El día se presenta espléndido. Barnizadas con el amanecer pavorreal las colinas que custodian la bahía en sus extremos, los turistas, apenas un puñado a esta altura del año, se disponen para el lagarteo. Al costado de un pequeño restaurante plantado en el centro del balneario, se destaca una palapa que exhibe la pesca fresca sobre la tabla: mero, róbalo, barracuda, marlín azul y dorado. El rechinar del cuero del pescado asado expone una viva relente de ajo, atenuada por soplidos de viento oceánico. Aunque intermitentes, las ráfagas acorralan contra un cerco la copa de una sombrilla hasta finalmente desflorarla.
El pellejo de agua se cuela como un rumor por la bahía. Más allá, los peces aleta que escupe el oleaje, pfff, producen un efecto hipnótico en los visitantes. Uno de los niños, que rato antes jugaba con cubos plásticos y arena en la orilla, ahora corre en dirección opuesta al mar hasta dar con el padre, que descansa, junto a su mujer y a su pequeña hija, en unas tumbonas de madera.
—Papá, queremos ir a pescar esos peces que saltan con mi amigo –el niño señala ahora el borde costero–. Así dispuestos los arbustos, en hilera, el padre cogotea hasta enfocar sobre el objeto.
—¿Ese de ahí? ¿Y dónde está el padre?
Abstraído el ritmo, amansado por los brotes de cielo ajedrezado, el corazón de Zihuatanejo es el muelle Paseo del Pescador, también llamado malecón, un simpático paseo peatonal arbolado que circunda la playa municipal entre el museo arqueológico y la pasarela de pesca.
Alejandro, de 7 años, había encontrado en la playa un compañero de juego, desconoce el nombre; un niño que no hablaba su idioma, aunque lo sabemos de memoria: los niños se comunican con el lenguaje de los niños.
—Ahí, ¿ves? Ese es el padre –el índice perfora el tejido hasta dar con una reposera sin rostro de la que se desprenden por uno de los lados unas piernas largas, entrelazadas. Al levantarse de la silla, el papá de Alejandro despeja todas sus dudas: el larguirucho es Julio Cortázar.
Los padres se encuentran a mitad de camino. Se saludan. Yo no sé pescar, y tampoco me gusta. Yo estoy en la misma. Bla. Pero los chicos quieren ir. Si me acompañás, sería bárbaro. Bla.
Desde el mar se obtienen unas vistas estupendas de la playa y el pequeño poblado. Para 1981, Zihuatanejo es acaso un balneario en vías de desarrollo.

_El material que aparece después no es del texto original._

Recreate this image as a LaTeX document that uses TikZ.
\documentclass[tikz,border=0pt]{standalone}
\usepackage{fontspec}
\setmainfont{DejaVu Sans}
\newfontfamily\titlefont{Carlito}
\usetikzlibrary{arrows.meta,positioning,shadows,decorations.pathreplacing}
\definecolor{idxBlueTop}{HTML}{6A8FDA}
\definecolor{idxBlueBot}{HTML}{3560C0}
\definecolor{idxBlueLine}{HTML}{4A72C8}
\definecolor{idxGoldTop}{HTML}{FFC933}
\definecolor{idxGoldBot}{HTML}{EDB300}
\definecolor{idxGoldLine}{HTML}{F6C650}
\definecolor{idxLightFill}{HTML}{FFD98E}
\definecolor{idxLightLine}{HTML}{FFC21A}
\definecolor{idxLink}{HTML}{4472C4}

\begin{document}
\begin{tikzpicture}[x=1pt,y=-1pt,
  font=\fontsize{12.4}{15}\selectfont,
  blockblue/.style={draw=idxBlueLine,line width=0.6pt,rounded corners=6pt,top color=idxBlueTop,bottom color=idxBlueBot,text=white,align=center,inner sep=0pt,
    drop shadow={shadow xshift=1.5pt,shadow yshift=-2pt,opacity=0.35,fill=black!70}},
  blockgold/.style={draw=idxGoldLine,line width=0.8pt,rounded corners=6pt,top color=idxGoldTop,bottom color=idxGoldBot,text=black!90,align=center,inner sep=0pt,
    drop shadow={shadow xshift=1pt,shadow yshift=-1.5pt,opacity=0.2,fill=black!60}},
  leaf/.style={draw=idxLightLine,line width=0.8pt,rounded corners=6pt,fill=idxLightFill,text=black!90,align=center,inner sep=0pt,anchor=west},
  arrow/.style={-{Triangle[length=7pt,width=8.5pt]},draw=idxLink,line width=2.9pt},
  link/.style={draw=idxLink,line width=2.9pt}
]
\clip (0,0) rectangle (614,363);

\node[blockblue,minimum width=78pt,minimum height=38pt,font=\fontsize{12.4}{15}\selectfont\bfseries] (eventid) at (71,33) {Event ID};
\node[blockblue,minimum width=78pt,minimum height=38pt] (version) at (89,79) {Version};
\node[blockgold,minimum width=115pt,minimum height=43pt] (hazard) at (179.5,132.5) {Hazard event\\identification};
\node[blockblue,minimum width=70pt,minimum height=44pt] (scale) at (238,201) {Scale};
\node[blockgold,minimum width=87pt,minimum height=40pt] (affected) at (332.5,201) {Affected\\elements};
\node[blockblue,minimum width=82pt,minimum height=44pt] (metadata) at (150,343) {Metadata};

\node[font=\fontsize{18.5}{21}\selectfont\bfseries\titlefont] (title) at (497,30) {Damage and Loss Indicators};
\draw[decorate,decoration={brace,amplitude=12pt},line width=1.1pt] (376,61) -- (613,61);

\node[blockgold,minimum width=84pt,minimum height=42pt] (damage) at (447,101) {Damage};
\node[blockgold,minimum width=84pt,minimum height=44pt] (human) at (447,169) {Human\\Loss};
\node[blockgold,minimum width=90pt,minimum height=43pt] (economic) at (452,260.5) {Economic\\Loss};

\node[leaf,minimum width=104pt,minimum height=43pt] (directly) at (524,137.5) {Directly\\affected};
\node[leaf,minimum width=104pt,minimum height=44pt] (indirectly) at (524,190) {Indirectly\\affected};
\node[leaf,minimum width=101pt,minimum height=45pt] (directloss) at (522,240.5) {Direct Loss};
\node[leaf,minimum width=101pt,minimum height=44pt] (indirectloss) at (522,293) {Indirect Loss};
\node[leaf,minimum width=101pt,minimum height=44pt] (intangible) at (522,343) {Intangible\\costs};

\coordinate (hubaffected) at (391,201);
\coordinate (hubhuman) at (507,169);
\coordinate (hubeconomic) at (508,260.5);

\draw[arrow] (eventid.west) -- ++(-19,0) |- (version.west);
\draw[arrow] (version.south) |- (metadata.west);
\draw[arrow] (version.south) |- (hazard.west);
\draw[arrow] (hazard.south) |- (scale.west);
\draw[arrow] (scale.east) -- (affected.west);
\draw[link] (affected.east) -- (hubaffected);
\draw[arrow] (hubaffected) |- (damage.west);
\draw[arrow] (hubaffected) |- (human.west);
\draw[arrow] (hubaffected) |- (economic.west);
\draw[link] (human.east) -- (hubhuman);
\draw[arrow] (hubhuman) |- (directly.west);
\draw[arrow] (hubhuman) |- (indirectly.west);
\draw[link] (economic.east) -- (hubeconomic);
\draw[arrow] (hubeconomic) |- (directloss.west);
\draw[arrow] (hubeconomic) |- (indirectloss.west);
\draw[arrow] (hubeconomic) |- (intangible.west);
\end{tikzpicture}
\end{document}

Un viejo hotel abandonado en uno de los extremos; algunos bungalows sembrados a la marchanta sobre las planicies de arena, un complejo de pequeños departamentos, y ya.
La salida de pesca resultó un fracaso para los adultos, toda una aventura para los críos: “Los chicos sacaron cuatro atuncitos chiquitos. Nosotros por suerte nada, porque son tremendos esos bichos, pesan más de cien kilos; podés estar todo el día para sacar uno. Son preciosos, verlos saltar… ¿pero pescarlos? No sé qué carajo tenía Hemingway en la cabeza”.
Ixtapa-Zihuatanejo es considerado uno de los mejores destinos en el mundo para la pesca deportiva. Sus aguas ostentan peces vela de hasta 130 kilogramos, y el promedio de éxito entre los pescadores es extraordinario. A menos de tres kilómetros de la costa se llega a una profundidad considerable, de modo que la acción llega rápido.